«A processo la mente di Bush»

Un grosso sussulto, ieri, nello scontro più duro che si sta verificando fra l’amministrazione Bush e il Congresso da quando questo presidente è entrato alla Casa bianca. La Camera ha formalmente approvato il mandato di comparizione per Karl Rove, noto come «il cervello di Bush», affinché vada a deporre – sotto giuramento – sulla faccenda dei procuratori licenziati perché non abbastanza «leali» a Bush. Che cosa vuole, esattamente, il Congresso? «Sapere chi ha fatto cosa, come e quando», ha sintetizzato Harry Reid, il capo dei senatori democratici. Approvare il mandato di comparizione non vuol dire emetterlo e quindi questa mossa della Camera costituisce ancora un altro elemento, particolarmente pesante, dello scontro in corso, ma non ancora il via libera alla possibile battaglia costituzionale che già viene considerata paragonabile a quella dei tempi del Watergate, conclusasi con le dimissioni di Richard Nixon.

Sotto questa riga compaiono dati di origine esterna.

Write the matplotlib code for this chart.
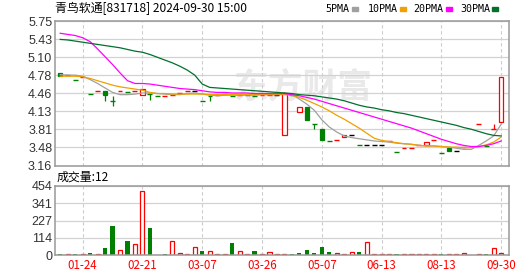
import numpy as np
import matplotlib
matplotlib.use('Agg')
import matplotlib.pyplot as plt
from matplotlib.patches import Rectangle

nan = np.nan

title = '青鸟软通[831718] 2024-09-30 15:00'
date_ticks = [3, 11, 19, 27, 35, 43, 51, 59]
date_labels = ['01-24', '02-21', '03-07', '03-26', '05-07', '06-13', '08-13', '09-30']
price_labels = ['3.16', '3.48', '3.81', '4.13', '4.46', '4.78', '5.10', '5.43', '5.75']
vol_labels = ['0', '114', '227', '341', '454']
ma_names = ['5PMA', '10PMA', '20PMA', '30PMA']

# daily candles (flat days have o == h == l == c)
opens = [4.81, 4.78, 4.70, 4.74, 4.45, 4.50, 4.50, 4.31, 4.49, 4.48,
         4.49, 4.42, 4.44, 4.40, 4.41, 4.43, 4.46, 4.49, 4.49, 4.31,
         4.41, 4.43, 4.45, 4.41, 4.42, 4.42, 4.41, 4.42, 4.43, 4.43,
         3.70, 4.42, 4.12, 4.21, 3.90, 3.81, 3.60, 3.61, 3.67, 3.71,
         3.52, 3.52, 3.52, 3.52, 3.60, 3.41, 3.47, 3.48, 3.53, 3.53,
         3.61, 3.39, 3.47, 3.42, 3.50, nan, 3.91, 3.51, 3.82, 3.94]
highs = [4.81, 4.78, 4.70, 4.74, 4.45, 4.50, 4.50, 4.40, 4.49, 4.48,
         4.49, 4.53, 4.44, 4.40, 4.41, 4.43, 4.46, 4.49, 4.49, 4.31,
         4.41, 4.43, 4.45, 4.41, 4.42, 4.42, 4.41, 4.42, 4.43, 4.43,
         4.47, 4.42, 4.21, 4.21, 3.90, 3.81, 3.60, 3.61, 3.71, 3.71,
         3.52, 3.52, 3.52, 3.52, 3.60, 3.41, 3.47, 3.48, 3.53, 3.58,
         3.61, 3.39, 3.47, 3.42, 3.50, nan, 3.91, 3.51, 3.90, 4.74]
lows = [4.77, 4.78, 4.70, 4.74, 4.45, 4.50, 4.31, 4.22, 4.49, 4.48,
        4.49, 4.42, 4.33, 4.40, 4.41, 4.43, 4.46, 4.49, 4.49, 4.31,
        4.31, 4.43, 4.45, 4.41, 4.42, 4.42, 4.41, 4.42, 4.43, 4.43,
        3.70, 4.42, 4.12, 3.97, 3.82, 3.62, 3.60, 3.61, 3.67, 3.71,
        3.52, 3.52, 3.52, 3.52, 3.60, 3.41, 3.47, 3.48, 3.53, 3.53,
        3.61, 3.39, 3.42, 3.42, 3.50, nan, 3.91, 3.51, 3.82, 3.94]
closes = [4.77, 4.78, 4.70, 4.74, 4.45, 4.50, 4.42, 4.31, 4.49, 4.48,
          4.49, 4.53, 4.44, 4.40, 4.41, 4.43, 4.46, 4.49, 4.49, 4.31,
          4.40, 4.43, 4.45, 4.41, 4.42, 4.42, 4.41, 4.42, 4.43, 4.43,
          4.46, 4.42, 4.21, 3.97, 3.90, 3.62, 3.60, 3.61, 3.71, 3.71,
          3.52, 3.52, 3.52, 3.52, 3.60, 3.41, 3.47, 3.48, 3.53, 3.58,
          3.61, 3.39, 3.42, 3.42, 3.50, nan, 3.91, 3.51, 3.82, 4.74]
volumes = [8, 8, 8, 8, 15, 8, 46, 190, 31, 92,
           70, 418, 177, 0, 8, 92, 13, 8, 50, 26,
           26, 8, 8, 81, 26, 8, 26, 8, 17, 8,
           8, 8, 13, 33, 13, 53, 20, 13, 8, 20,
           20, 85, 8, 8, 8, 8, 8, 8, 8, 8,
           8, 8, 8, 8, 13, 0, 8, 8, 44, 12]

# moving averages
ma5 = [4.79, 4.78, 4.78, 4.76, 4.70, 4.63, 4.55, 4.47, 4.43, 4.43,
       4.44, 4.46, 4.46, 4.45, 4.44, 4.43, 4.43, 4.45, 4.46, 4.44,
       4.42, 4.41, 4.42, 4.42, 4.42, 4.42, 4.42, 4.43, 4.43, 4.43,
       4.44, 4.43, 4.35, 4.26, 4.15, 3.98, 3.85, 3.76, 3.69, 3.66,
       3.64, 3.62, 3.60, 3.59, 3.58, 3.56, 3.55, 3.54, 3.52, 3.51,
       3.51, 3.50, 3.49, 3.47, 3.45, 3.45, 3.52, 3.60, 3.69, 3.90]
ma10 = [4.76, 4.76, 4.76, 4.75, 4.72, 4.68, 4.64, 4.60, 4.57, 4.55,
        4.53, 4.51, 4.47, 4.45, 4.45, 4.44, 4.44, 4.44, 4.44, 4.44,
        4.43, 4.43, 4.43, 4.43, 4.43, 4.43, 4.43, 4.43, 4.43, 4.43,
        4.43, 4.42, 4.38, 4.33, 4.27, 4.21, 4.14, 4.06, 3.99, 3.91,
        3.83, 3.74, 3.65, 3.61, 3.59, 3.57, 3.55, 3.54, 3.52, 3.51,
        3.51, 3.50, 3.49, 3.49, 3.48, 3.48, 3.50, 3.53, 3.58, 3.67]
ma20 = [5.53, 5.51, 5.49, 5.45, 5.38, 5.25, 5.11, 4.97, 4.82, 4.68,
        4.63, 4.63, 4.62, 4.60, 4.58, 4.56, 4.54, 4.53, 4.52, 4.50,
        4.48, 4.47, 4.47, 4.46, 4.46, 4.46, 4.45, 4.45, 4.45, 4.45,
        4.45, 4.43, 4.41, 4.38, 4.35, 4.31, 4.27, 4.23, 4.19, 4.15,
        4.11, 4.07, 4.03, 3.99, 3.95, 3.91, 3.87, 3.83, 3.78, 3.73,
        3.68, 3.63, 3.59, 3.55, 3.52, 3.50, 3.50, 3.52, 3.55, 3.60]
ma30 = [5.42, 5.41, 5.39, 5.37, 5.35, 5.33, 5.31, 5.29, 5.27, 5.24,
        5.21, 5.19, 5.15, 5.10, 5.05, 5.00, 4.94, 4.87, 4.78, 4.62,
        4.56, 4.55, 4.54, 4.53, 4.52, 4.51, 4.50, 4.49, 4.48, 4.47,
        4.46, 4.45, 4.43, 4.42, 4.41, 4.39, 4.37, 4.35, 4.32, 4.28,
        4.24, 4.21, 4.19, 4.16, 4.14, 4.11, 4.09, 4.06, 4.03, 4.00,
        3.97, 3.94, 3.91, 3.88, 3.84, 3.81, 3.77, 3.73, 3.70, 3.69]

UP = '#ff0000'
DOWN = '#008000'
FLAT = '#000000'
MA_COLORS = ['#a0a0a0', '#f0a000', '#ff00ff', '#00702c']
FRAME = '#999999'
W, H = 530, 276


def style_axes(ax):
    for sp in ax.spines.values():
        sp.set_color(FRAME)
        sp.set_linewidth(1.1)
    ax.set_axisbelow(True)
    ax.set_xlim(-0.7, 60.05)
    ax.set_xticks(date_ticks)
    ax.grid(axis='y', color='#d2d2d2', linewidth=0.9)
    ax.grid(axis='x', color='#cccccc', linewidth=0.8, linestyle=(0, (3, 2.4)))
    ax.tick_params(length=0, pad=2, labelsize=9, labelcolor='#333333')
    for lab in ax.get_yticklabels():
        lab.set_fontfamily(['Liberation Sans'])


def draw_candles(ax):
    prev = None
    for i in range(len(closes)):
        o, h, l, c = opens[i], highs[i], lows[i], closes[i]
        if np.isnan(c):
            continue
        if c > o:
            color = UP
        elif c < o:
            color = DOWN
        elif prev is None or c > prev:
            color = UP
        elif c < prev:
            color = DOWN
        else:
            color = FLAT
        if h > l:
            ax.vlines(i, l, h, color=color, linewidth=0.9, zorder=2)
        if c == o:
            ax.hlines(c, i - 0.33, i + 0.33, color=color, linewidth=1.0, zorder=2)
        else:
            face = 'white' if c > o else color
            ax.add_patch(Rectangle((i - 0.29, min(o, c)), 0.58, abs(c - o),
                                   facecolor=face, edgecolor=color,
                                   linewidth=0.9, zorder=2.5))
        prev = c


def draw_volume(ax):
    prev = None
    for i, v in enumerate(volumes):
        c = closes[i]
        if v == 0 or np.isnan(c):
            continue
        ref = opens[i] if prev is None else prev
        if c >= ref:
            ax.bar(i, v, width=0.55, facecolor='white', edgecolor=UP,
                   linewidth=0.9, zorder=2)
        else:
            ax.bar(i, v, width=0.55, color=DOWN, linewidth=0, zorder=2)
        prev = c


def main():
    plt.rcParams['font.family'] = ['Noto Sans CJK SC', 'DejaVu Sans']
    fig = plt.figure(figsize=(W / 100, H / 100), dpi=100)

    ax = fig.add_axes([55 / W, 1 - 165.5 / H, 454 / W, 144.5 / H])
    axv = fig.add_axes([55 / W, 1 - 255 / H, 454 / W, 69 / H])

    # price panel
    ax.set_ylim(3.16, 5.75)
    ax.set_yticks(np.linspace(3.16, 5.75, 9))
    ax.set_yticklabels(price_labels)
    style_axes(ax)
    ax.tick_params(labelbottom=False)
    ax.text(0.548, 0.545, '东方财富', transform=ax.transAxes, fontsize=25,
            fontweight='bold', color='#e9e9e9', ha='center', va='center', zorder=0.1)
    draw_candles(ax)
    x = np.arange(len(ma5))
    for vals, col in zip([ma5, ma10, ma20, ma30], MA_COLORS):
        ax.plot(x, vals, color=col, linewidth=0.9, zorder=3)

    # volume panel
    axv.set_ylim(0, 454)
    axv.set_yticks(np.linspace(0, 454, 5))
    axv.set_yticklabels(vol_labels)
    style_axes(axv)
    axv.set_xticklabels(date_labels)
    axv.tick_params(axis='x', labelcolor=UP, labelsize=8.3, pad=3)
    draw_volume(axv)

    # header texts
    fig.text(55 / W, 1 - 8.5 / H, title, fontsize=8.6, ha='left', va='center')
    fig.text(57 / W, 1 - 177 / H, f'成交量:{volumes[-1]}', fontsize=8.6,
             ha='left', va='center')
    sq_left = [351.7, 400, 445.7, 492.3]
    for name, col, sx in zip(ma_names, MA_COLORS, sq_left):
        fig.text((sx - 2.0) / W, 1 - 8.5 / H, name, fontsize=7.2,
                 family=['DejaVu Sans Mono'], ha='right', va='center')
        fig.add_artist(Rectangle((sx / W, (H - 10.5) / H), 6 / W, 4 / H,
                                 transform=fig.transFigure, color=col))

    fig.savefig('out.png', dpi=100)


if __name__ == '__main__':
    main()
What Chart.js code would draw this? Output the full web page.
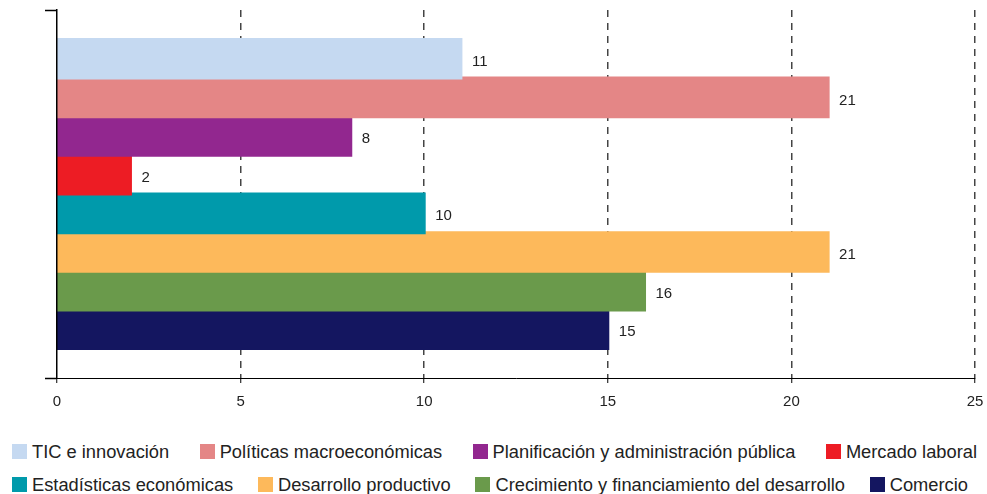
<!DOCTYPE html>
<html>
<head>
<meta charset="utf-8">
<script src="https://cdn.jsdelivr.net/npm/chart.js@4/dist/chart.umd.min.js"></script>
<style>
  html, body { margin: 0; padding: 0; background: #fff; }
  #wrap { position: relative; width: 987px; height: 494px; font-family: "Liberation Sans", Arial, sans-serif; }
  #box { position: absolute; left: 0; top: 0; width: 987px; height: 430px; }
  #legend { position: absolute; left: 12px; top: 435px; }
  .row { display: flex; justify-content: space-between; height: 33px; align-items: center; }
  .item { display: flex; align-items: center; font-size: 18.3px; color: #222; white-space: nowrap; }
  .swatch { width: 15px; height: 15px; margin-right: 5px; }
</style>
</head>
<body>
<div id="wrap">
  <div id="box"><canvas id="myChart"></canvas></div>
  <div id="legend"></div>
</div>
<script>
// Chart data
const categories = ['Áreas'];
const seriesNames = [
  'TIC e innovación',
  'Políticas macroeconómicas',
  'Planificación y administración pública',
  'Mercado laboral',
  'Estadísticas económicas',
  'Desarrollo productivo',
  'Crecimiento y financiamiento del desarrollo',
  'Comercio',
];
const seriesValues = [11, 21, 8, 2, 10, 21, 16, 15];
const xTicks = [0, 5, 10, 15, 20, 25];

const colors = ['#C5D9F1', '#E48686', '#92278F', '#ED1C24', '#009AAB', '#FDB95B', '#6A9A4B', '#141660'];

Chart.defaults.font.family = '"Liberation Sans", Arial, sans-serif';
Chart.defaults.color = '#222';

const ctx = document.getElementById('myChart').getContext('2d');

// Writes the value just right of every bar
const valueLabels = {
  id: 'valueLabels',
  afterDatasetsDraw(chart) {
    const c = chart.ctx;
    c.save();
    c.font = '15px "Liberation Sans", Arial, sans-serif';
    c.fillStyle = '#222';
    c.textBaseline = 'middle';
    c.textAlign = 'left';
    chart.data.datasets.forEach((ds, i) => {
      const meta = chart.getDatasetMeta(i);
      meta.data.forEach((bar, j) => {
        c.fillText(String(ds.data[j]), bar.x + 11, bar.y + 3);
      });
    });
    c.restore();
  },
};

const myChart = new Chart(ctx, {
  type: 'bar',
  data: {
    labels: categories,
    datasets: seriesNames.map((name, i) => ({
      label: name,
      data: [seriesValues[i]],
      backgroundColor: colors[i],
      borderWidth: 0,
      inflateAmount: 1.5,
      categoryPercentage: 0.84,
      barPercentage: 1,
    })),
  },
  options: {
    indexAxis: 'y',
    responsive: true,
    maintainAspectRatio: false,
    animation: false,
    layout: { padding: { left: 45, right: 12, top: 10, bottom: 9 } },
    plugins: {
      legend: { display: false },
      tooltip: { enabled: false },
    },
    scales: {
      x: {
        min: xTicks[0],
        max: xTicks[xTicks.length - 1],
        afterBuildTicks: scale => {
          scale.ticks = xTicks.map(v => ({ value: v }));
        },
        afterFit: scale => {
          scale.paddingRight = 0;
          scale.paddingLeft = 0;
        },
        ticks: { font: { size: 15 }, color: '#222', padding: 10, maxRotation: 0 },
        grid: {
          color: c => (c.tick && c.tick.value === 0 ? 'rgba(0,0,0,0)' : '#444'),
          lineWidth: 1.5,
          tickColor: '#000',
          tickLength: 5,
          tickWidth: 1,
        },
        border: { color: '#000', width: 1, dash: [7, 6] },
      },
      y: {
        ticks: { display: false },
        grid: {
          drawOnChartArea: false,
          tickLength: 12,
          tickColor: '#000',
          tickWidth: 1.5,
        },
        border: { color: '#000', width: 1.5, z: 1 },
      },
    },
  },
  plugins: [valueLabels],
});

// Legend in two rows below the chart
const legend = document.getElementById('legend');
const rows = [seriesNames.slice(0, 4), seriesNames.slice(4)];
const rowWidths = [965, 956];
rows.forEach((names, r) => {
  const row = document.createElement('div');
  row.className = 'row';
  row.style.width = rowWidths[r] + 'px';
  row.innerHTML = names
    .map((name, k) => {
      const i = r * 4 + k;
      return `<div class="item"><span class="swatch" style="background:${colors[i]}"></span>${name}</div>`;
    })
    .join('');
  legend.appendChild(row);
});
</script>
</body>
</html>
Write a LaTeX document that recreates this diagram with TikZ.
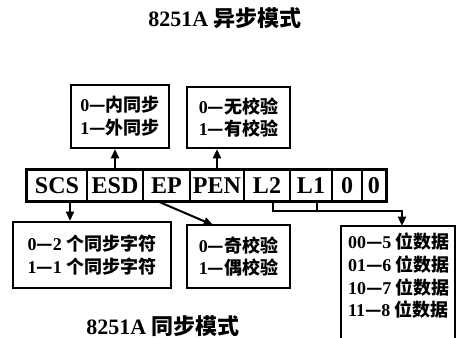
\documentclass[tikz,border=0pt]{standalone}
\usepackage{fontspec}
\setmainfont{Liberation Serif}
\newfontfamily\zhfont{Noto Sans CJK SC}
\newcommand\zh[1]{{\zhfont #1}}
\usetikzlibrary{arrows.meta}

\begin{document}
\begin{tikzpicture}[x=0.75pt, y=-0.75pt,
	box/.style={draw, line width=1.6pt, align=left, inner sep=0pt, font=\bfseries\fontsize{13.5}{17}\selectfont},
	cell/.style={draw, line width=1pt, inner sep=0pt, minimum height=23.25pt, font=\bfseries\fontsize{18}{20}\selectfont},
	arr/.style={line width=1.5pt, -{Triangle[length=7pt, width=6pt]}},
	wire/.style={line width=1.5pt},
	head/.style={font=\bfseries\fontsize{16.5}{18}\selectfont}]
	\useasboundingbox (0,0) rectangle (462,338);
	% titles
	\node[head] (asyn) at (225,18) {8251A \zh{异步模式}};
	\node[head] (syn) at (163,326) {8251A \zh{同步模式}};
	% mode word
	\foreach \l/\r/\n/\t in {27/87/scs/SCS, 87/143/esd/ESD, 143/190/ep/EP, 190/244/pen/PEN,
		244/290/ltwo/L2, 290/332/lone/L1, 332/362/zeroa/0, 362/386/zerob/0}
		\node[cell, minimum width={(\r-\l)*0.75pt}] (\n) at ({(\l+\r)/2},185.5) {\t};
	\draw[line width=2pt] (scs.north west) rectangle (zerob.south east);
	% boxes
	\node[box, minimum width=73.5pt, minimum height=47.25pt] (sync) at (120,116.5)
		{0\zh{—内同步}\\1\zh{—外同步}};
	\node[box, minimum width=77.25pt, minimum height=45.75pt] (chk) at (238.5,117.5)
		{0\zh{—无校验}\\1\zh{—有校验}};
	\node[box, minimum width=118.5pt, minimum height=49.5pt] (chr) at (92,255)
		{0\zh{—}2 \zh{个同步字符}\\1\zh{—}1 \zh{个同步字符}};
	\node[box, minimum width=77.25pt, minimum height=47.25pt] (par) at (238.5,256.5)
		{0\zh{—奇校验}\\1\zh{—偶校验}};
	\node[box, draw=none] (dat) at (399,276)
		{00\zh{—}5 \zh{位数据}\\01\zh{—}6 \zh{位数据}\\10\zh{—}7 \zh{位数据}\\11\zh{—}8 \zh{位数据}};
	\draw[line width=1.6pt] (341,340) -- (341,226) -- (455,226) -- (455,340);
	% connectors
	\coordinate (scso) at (70,201);
	\coordinate (epo) at (157,201);
	\coordinate (pari) at (213,225);
	\coordinate (lto) at (273,201);
	\coordinate (loo) at (317,201);
	\coordinate (bend) at (273,211);
	\coordinate (dati) at (402,226);
	\draw[arr] (esd.north) -- (esd.north |- sync.south);
	\draw[arr] (pen.north) -- (pen.north |- chk.south);
	\draw[arr] (scso) -- (scso |- chr.north);
	\draw[arr] (epo) -- (pari);
	\draw[arr] (lto) -- (bend) -| (dati);
	\draw[wire] (loo) -- (loo |- bend);
\end{tikzpicture}
\end{document}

L’altro ieri la Casa bianca aveva tentato di evitarla, questa battaglia, offrendo un compromesso. Vi consentiamo di convocare Rove – era andato a dire al Congresso Fred Fielding, il consigliere legale di Bush – ma solo per «un’intervista privata», che deve avvenire senza giuramento e senza essere verbalizzata. Poi, forse rendendosi conto che la sua offerta era a dir poco insultante, Fielding aveva «lisciato» il Congresso dicendo che avrebbe potuto intervistare anche altre persone coinvolte: il suo vice William Kelly; Harriett Myers che era al posto di Fielding quando i fatti si svolsero, alla fine del 2006, e Scott Jennings, uno dei vice di Rove. In contemporanea con la visita di Fielding al Congresso Bush aveva tenuto una conferenza stampa per sostenere che si trattava di una «proposta ragionevole», per dichiarare la sua assoluta fiducia in Alberto Gonzales, il ministro della Giustizia che in questa faccenda è il più esposto (visto che anche molti repubblicani ora chiedono le sue dimissioni) e per tuonare contro il Congresso che voleva fare di questa storia uno «spettacolo» rendendo pubblica la deposizione di Rove attraverso le telecamere. Il tutto – siccome Bush è sempre Bush – in nome del fatto che «il popolo deve sapere la verità».
Essendo in corso un’offerta di compromesso, Bush aveva evitato di invocare il «privilegio dell’esecutivo» per tenere Rove fuori dalla portata della deposizione giurata, ma quando un giornalista gli ha chiesto se intende farlo nel caso che il Congresso insista per la deposizione giurata la sua risposta è stata: «Certamente». Se dunque la battaglia costituzionale non è ancora cominciata, gli ultimi sviluppi sembrano renderla pressoché inevitabile e i democratici ieri erano impegnati a valutare i pro e i contro prima di imbarcarvisi. Il paragone con il Watergate, infatti, non è a loro favore. Allora, quando Nixon cercò di cacciare il procuratore Archibald Fox prima che la sua inchiesta lo raggiungesse, la Corte Suprema gli diede torto con un voto unanime non perché fosse «un covo di liberal» ma perché quella era un’altra America, ancora capace di scandalizzarsi per le malefatte di un presidente.
Ora invece la situazione è quella in cui si può fare una guerra basata sulle bugie, si possono ascoltare le telefonate della gente senza autorizzazione giudiziaria, si può sbattere gente in galera per anni senza neanche formulare un’accusa, decretare per legge l’uso della tortura, rinnegare apertamente la Convenzione di Ginevra e la Corte Suprema è quella che nel Duemila ha dato «in dono» la Casa bianca a Bush, che ha già avuto modo di dare ragione a Dick Cheney quando si è rifiutato di fare i nomi dei baroni del petrolio assieme ai quali aveva delineato la nuova legge sull’energia e che dopo il suo ultimo guizzo – la bocciatura delle «commissioni militari» che dovevano decidere il destino dei detenuti di Guantanamo – ha perduto proprio l’elemento che in quel guizzo giocò il ruolo essenziale: Sandra Day O’Connors. Tutto ciò, unito al fatto che il concetto di «privilegio dell’esecutivo» non è costituzionalmente molto chiaro e quindi aperto a una battaglia interminabile, rende i democratici molto prudenti. Loro hanno sicuramente ragione, perché l’idea di valutare i giudici col metro della «lealtà» al presidente è semplicemente ripugnante, ma i mezzi legali per vincere la battaglia non sono così sicuri. Stringi stringi – dicono i costituzionalisti interpellati dai media americani – le armi a disposizione del Congresso si riducono alla pessima figura che la Casa bianca farebbe ricorrendo al «privilegio dell’esecutivo» per nascondere le sue malefatte. Un po’ poco, con una presidenza come questa.